The Simon party was given for Lauren Bacall; it was also a first-anniversary celebration of their wedding. Their marriage seems to be going well and I began to like Norton; he does seem to be sensible politically, and being sensible is all one can expect of Republicans. Bacall was terrific—like a campy alligator, very like Beatrix Lehmann at her funniest, but not so bitter. Senator McGovern
165
also showed up—thus causing the house to be immediately surrounded by secret service men. He was probably exhausted. He thrilled none of us but did his best to be pleasant. He's all we've got to vote for—that was the attitude of the Democrats present. I'm sure we can't win, anyway.

The “Frankenstein” script is now cut down from 199 and ½ pages to 139 and ½, which is exactly what Hunt required. I think we did a very neat job. Now there is no excuse left for Hunt—he must leave Texas and come back here and do something about getting a director. We have decided to start work again on “The Mummy” the day after tomorrow, but at slow speed.

Anecdotes and miscellaneous information:

John Gielgud told us this story about Mae West. She was asked, “Do you ever smoke after you've had sex?” She answered, “I never looked.”
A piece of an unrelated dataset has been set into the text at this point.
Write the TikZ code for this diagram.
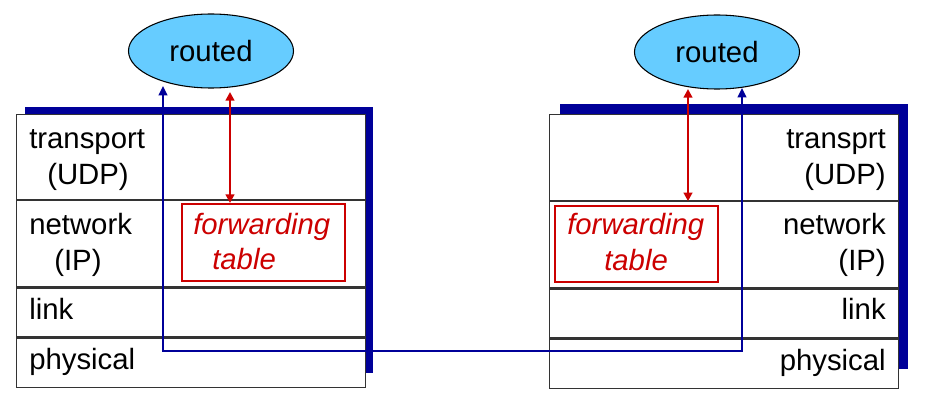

Tennessee (who's here again) told us that his sweet but simple-minded friend Victor went with him to Italy but hated it. The first morning, Victor went out on the street among the Italians and came back at once, exclaiming in dismay, “I can't understand what they're saying!”

Both Virginia Pfeiffer and Gavin have been bitten by black widow spiders. Neither one of them felt the bite. But Virginia's leg swelled up terribly and she was in bed for four weeks. Gavin's symptoms were much less violent. His doctor gave him cortisone and vitamin C.

Swami told us, the day before yesterday, that several people ask him for a Brahman mantram when they are initiated, but that they always want to exchange it later for a mantram containing the name of a chosen ideal—the Impersonal God proves unsatisfactory for meditation. Three of the monks have Christ mantras.

 

June 16.
An almost incredible absence of news. Nothing from Universal, or from Hunt, or from Ed Parone in London, or from anybody in New York. Meanwhile, we keep plodding on with “The Mummy”—now provisionally called “The Lady from the Land of the Dead,” a title I think I like very much, though Don has doubts. It does sound a bit like an operetta.